§ **Task brief**
Set down the full listing exactly as given. Any pictures are to be left out.
----- Dataset extract -----
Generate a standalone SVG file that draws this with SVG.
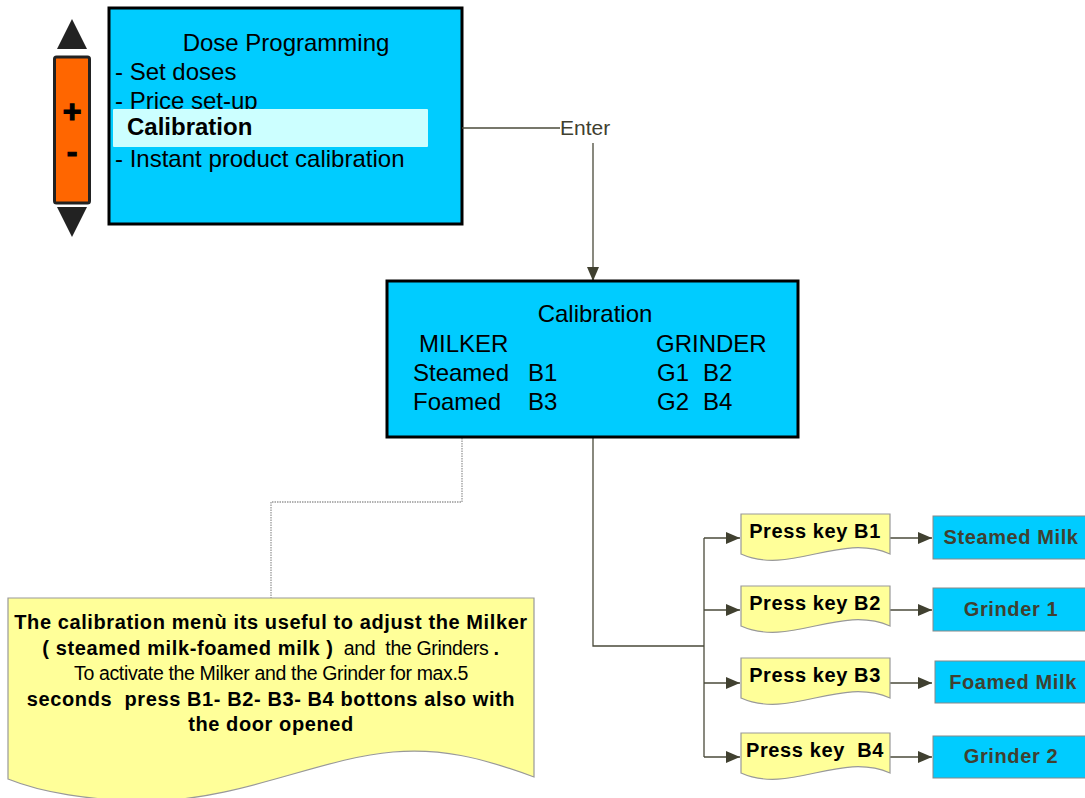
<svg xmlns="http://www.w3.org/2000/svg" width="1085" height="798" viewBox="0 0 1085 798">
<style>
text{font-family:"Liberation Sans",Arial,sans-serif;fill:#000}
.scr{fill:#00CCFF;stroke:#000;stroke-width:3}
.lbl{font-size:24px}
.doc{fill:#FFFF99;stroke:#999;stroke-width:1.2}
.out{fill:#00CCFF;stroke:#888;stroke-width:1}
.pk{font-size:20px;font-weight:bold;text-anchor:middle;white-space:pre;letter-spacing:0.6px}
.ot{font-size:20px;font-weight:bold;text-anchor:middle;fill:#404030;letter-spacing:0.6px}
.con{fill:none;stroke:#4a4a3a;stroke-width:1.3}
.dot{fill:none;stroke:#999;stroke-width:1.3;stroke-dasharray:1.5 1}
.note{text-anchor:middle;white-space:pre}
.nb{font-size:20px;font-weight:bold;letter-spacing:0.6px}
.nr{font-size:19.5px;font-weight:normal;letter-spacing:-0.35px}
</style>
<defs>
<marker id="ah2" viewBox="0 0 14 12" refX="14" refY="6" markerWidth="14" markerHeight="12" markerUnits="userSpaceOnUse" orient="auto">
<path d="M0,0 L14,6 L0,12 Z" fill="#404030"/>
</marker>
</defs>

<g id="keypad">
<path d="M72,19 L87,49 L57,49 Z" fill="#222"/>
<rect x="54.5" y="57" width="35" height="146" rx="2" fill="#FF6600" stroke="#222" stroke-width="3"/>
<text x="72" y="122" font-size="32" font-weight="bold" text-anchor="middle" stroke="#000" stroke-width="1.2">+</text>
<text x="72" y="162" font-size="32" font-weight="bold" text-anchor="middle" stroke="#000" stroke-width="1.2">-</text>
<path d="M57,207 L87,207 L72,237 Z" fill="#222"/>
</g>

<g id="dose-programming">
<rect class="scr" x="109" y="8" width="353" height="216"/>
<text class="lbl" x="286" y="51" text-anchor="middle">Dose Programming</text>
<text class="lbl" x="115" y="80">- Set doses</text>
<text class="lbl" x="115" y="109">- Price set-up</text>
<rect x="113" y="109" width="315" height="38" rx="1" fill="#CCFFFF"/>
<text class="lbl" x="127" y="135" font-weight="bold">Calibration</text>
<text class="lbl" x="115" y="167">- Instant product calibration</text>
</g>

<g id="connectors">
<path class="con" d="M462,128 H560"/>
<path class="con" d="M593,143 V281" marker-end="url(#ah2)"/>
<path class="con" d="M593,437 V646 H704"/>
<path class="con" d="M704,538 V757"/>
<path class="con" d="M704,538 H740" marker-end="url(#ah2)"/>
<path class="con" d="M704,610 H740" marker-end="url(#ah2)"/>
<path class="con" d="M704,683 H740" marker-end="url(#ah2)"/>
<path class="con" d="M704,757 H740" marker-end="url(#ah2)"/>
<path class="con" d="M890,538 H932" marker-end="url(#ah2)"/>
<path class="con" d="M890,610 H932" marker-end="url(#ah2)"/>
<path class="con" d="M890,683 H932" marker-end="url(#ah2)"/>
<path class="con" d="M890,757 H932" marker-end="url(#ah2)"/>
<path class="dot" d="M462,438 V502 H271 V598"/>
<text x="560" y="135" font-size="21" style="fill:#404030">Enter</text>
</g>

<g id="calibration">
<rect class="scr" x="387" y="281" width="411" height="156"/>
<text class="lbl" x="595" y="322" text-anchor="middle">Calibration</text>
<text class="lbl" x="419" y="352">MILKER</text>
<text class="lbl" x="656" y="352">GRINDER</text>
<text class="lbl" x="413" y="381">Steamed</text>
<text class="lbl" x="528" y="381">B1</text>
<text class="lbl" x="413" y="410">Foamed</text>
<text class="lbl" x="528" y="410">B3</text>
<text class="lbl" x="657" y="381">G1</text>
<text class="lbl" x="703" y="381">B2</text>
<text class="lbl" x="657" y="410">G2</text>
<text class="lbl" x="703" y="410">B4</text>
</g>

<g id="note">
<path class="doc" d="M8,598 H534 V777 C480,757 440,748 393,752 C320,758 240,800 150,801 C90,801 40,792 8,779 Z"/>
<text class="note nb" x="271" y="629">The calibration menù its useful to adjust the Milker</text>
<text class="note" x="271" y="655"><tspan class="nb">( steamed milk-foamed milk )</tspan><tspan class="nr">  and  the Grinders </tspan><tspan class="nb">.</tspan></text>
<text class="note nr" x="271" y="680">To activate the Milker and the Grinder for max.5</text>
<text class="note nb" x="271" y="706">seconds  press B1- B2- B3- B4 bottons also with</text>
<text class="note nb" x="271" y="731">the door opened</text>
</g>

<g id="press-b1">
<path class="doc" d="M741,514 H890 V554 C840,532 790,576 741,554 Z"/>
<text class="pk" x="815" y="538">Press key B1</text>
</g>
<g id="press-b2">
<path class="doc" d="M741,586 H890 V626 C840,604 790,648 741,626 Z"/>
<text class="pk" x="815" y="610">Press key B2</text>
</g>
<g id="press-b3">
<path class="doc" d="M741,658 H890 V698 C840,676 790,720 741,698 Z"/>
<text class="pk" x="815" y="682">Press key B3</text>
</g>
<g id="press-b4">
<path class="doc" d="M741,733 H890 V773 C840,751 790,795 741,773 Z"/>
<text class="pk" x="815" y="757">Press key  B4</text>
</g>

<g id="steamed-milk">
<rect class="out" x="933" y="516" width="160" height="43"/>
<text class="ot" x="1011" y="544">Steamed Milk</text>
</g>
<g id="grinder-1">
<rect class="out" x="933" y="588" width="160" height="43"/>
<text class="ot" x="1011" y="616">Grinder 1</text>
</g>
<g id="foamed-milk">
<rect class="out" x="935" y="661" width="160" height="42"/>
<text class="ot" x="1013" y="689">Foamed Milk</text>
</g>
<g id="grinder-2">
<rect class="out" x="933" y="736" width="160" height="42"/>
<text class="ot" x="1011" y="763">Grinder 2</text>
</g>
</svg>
-----
§ **Task solution**
Generate a standalone SVG file that draws this with SVG.
<svg xmlns="http://www.w3.org/2000/svg" width="1085" height="798" viewBox="0 0 1085 798">
<style>
text{font-family:"Liberation Sans",Arial,sans-serif;fill:#000}
.scr{fill:#00CCFF;stroke:#000;stroke-width:3}
.lbl{font-size:24px}
.doc{fill:#FFFF99;stroke:#999;stroke-width:1.2}
.out{fill:#00CCFF;stroke:#888;stroke-width:1}
.pk{font-size:20px;font-weight:bold;text-anchor:middle;white-space:pre;letter-spacing:0.6px}
.ot{font-size:20px;font-weight:bold;text-anchor:middle;fill:#404030;letter-spacing:0.6px}
.con{fill:none;stroke:#4a4a3a;stroke-width:1.3}
.dot{fill:none;stroke:#999;stroke-width:1.3;stroke-dasharray:1.5 1}
.note{text-anchor:middle;white-space:pre}
.nb{font-size:20px;font-weight:bold;letter-spacing:0.6px}
.nr{font-size:19.5px;font-weight:normal;letter-spacing:-0.35px}
</style>
<defs>
<marker id="ah2" viewBox="0 0 14 12" refX="14" refY="6" markerWidth="14" markerHeight="12" markerUnits="userSpaceOnUse" orient="auto">
<path d="M0,0 L14,6 L0,12 Z" fill="#404030"/>
</marker>
</defs>

<g id="keypad">
<path d="M72,19 L87,49 L57,49 Z" fill="#222"/>
<rect x="54.5" y="57" width="35" height="146" rx="2" fill="#FF6600" stroke="#222" stroke-width="3"/>
<text x="72" y="122" font-size="32" font-weight="bold" text-anchor="middle" stroke="#000" stroke-width="1.2">+</text>
<text x="72" y="162" font-size="32" font-weight="bold" text-anchor="middle" stroke="#000" stroke-width="1.2">-</text>
<path d="M57,207 L87,207 L72,237 Z" fill="#222"/>
</g>

<g id="dose-programming">
<rect class="scr" x="109" y="8" width="353" height="216"/>
<text class="lbl" x="286" y="51" text-anchor="middle">Dose Programming</text>
<text class="lbl" x="115" y="80">- Set doses</text>
<text class="lbl" x="115" y="109">- Price set-up</text>
<rect x="113" y="109" width="315" height="38" rx="1" fill="#CCFFFF"/>
<text class="lbl" x="127" y="135" font-weight="bold">Calibration</text>
<text class="lbl" x="115" y="167">- Instant product calibration</text>
</g>

<g id="connectors">
<path class="con" d="M462,128 H560"/>
<path class="con" d="M593,143 V281" marker-end="url(#ah2)"/>
<path class="con" d="M593,437 V646 H704"/>
<path class="con" d="M704,538 V757"/>
<path class="con" d="M704,538 H740" marker-end="url(#ah2)"/>
<path class="con" d="M704,610 H740" marker-end="url(#ah2)"/>
<path class="con" d="M704,683 H740" marker-end="url(#ah2)"/>
<path class="con" d="M704,757 H740" marker-end="url(#ah2)"/>
<path class="con" d="M890,538 H932" marker-end="url(#ah2)"/>
<path class="con" d="M890,610 H932" marker-end="url(#ah2)"/>
<path class="con" d="M890,683 H932" marker-end="url(#ah2)"/>
<path class="con" d="M890,757 H932" marker-end="url(#ah2)"/>
<path class="dot" d="M462,438 V502 H271 V598"/>
<text x="560" y="135" font-size="21" style="fill:#404030">Enter</text>
</g>

<g id="calibration">
<rect class="scr" x="387" y="281" width="411" height="156"/>
<text class="lbl" x="595" y="322" text-anchor="middle">Calibration</text>
<text class="lbl" x="419" y="352">MILKER</text>
<text class="lbl" x="656" y="352">GRINDER</text>
<text class="lbl" x="413" y="381">Steamed</text>
<text class="lbl" x="528" y="381">B1</text>
<text class="lbl" x="413" y="410">Foamed</text>
<text class="lbl" x="528" y="410">B3</text>
<text class="lbl" x="657" y="381">G1</text>
<text class="lbl" x="703" y="381">B2</text>
<text class="lbl" x="657" y="410">G2</text>
<text class="lbl" x="703" y="410">B4</text>
</g>

<g id="note">
<path class="doc" d="M8,598 H534 V777 C480,757 440,748 393,752 C320,758 240,800 150,801 C90,801 40,792 8,779 Z"/>
<text class="note nb" x="271" y="629">The calibration menù its useful to adjust the Milker</text>
<text class="note" x="271" y="655"><tspan class="nb">( steamed milk-foamed milk )</tspan><tspan class="nr">  and  the Grinders </tspan><tspan class="nb">.</tspan></text>
<text class="note nr" x="271" y="680">To activate the Milker and the Grinder for max.5</text>
<text class="note nb" x="271" y="706">seconds  press B1- B2- B3- B4 bottons also with</text>
<text class="note nb" x="271" y="731">the door opened</text>
</g>

<g id="press-b1">
<path class="doc" d="M741,514 H890 V554 C840,532 790,576 741,554 Z"/>
<text class="pk" x="815" y="538">Press key B1</text>
</g>
<g id="press-b2">
<path class="doc" d="M741,586 H890 V626 C840,604 790,648 741,626 Z"/>
<text class="pk" x="815" y="610">Press key B2</text>
</g>
<g id="press-b3">
<path class="doc" d="M741,658 H890 V698 C840,676 790,720 741,698 Z"/>
<text class="pk" x="815" y="682">Press key B3</text>
</g>
<g id="press-b4">
<path class="doc" d="M741,733 H890 V773 C840,751 790,795 741,773 Z"/>
<text class="pk" x="815" y="757">Press key  B4</text>
</g>

<g id="steamed-milk">
<rect class="out" x="933" y="516" width="160" height="43"/>
<text class="ot" x="1011" y="544">Steamed Milk</text>
</g>
<g id="grinder-1">
<rect class="out" x="933" y="588" width="160" height="43"/>
<text class="ot" x="1011" y="616">Grinder 1</text>
</g>
<g id="foamed-milk">
<rect class="out" x="935" y="661" width="160" height="42"/>
<text class="ot" x="1013" y="689">Foamed Milk</text>
</g>
<g id="grinder-2">
<rect class="out" x="933" y="736" width="160" height="42"/>
<text class="ot" x="1011" y="763">Grinder 2</text>
</g>
</svg>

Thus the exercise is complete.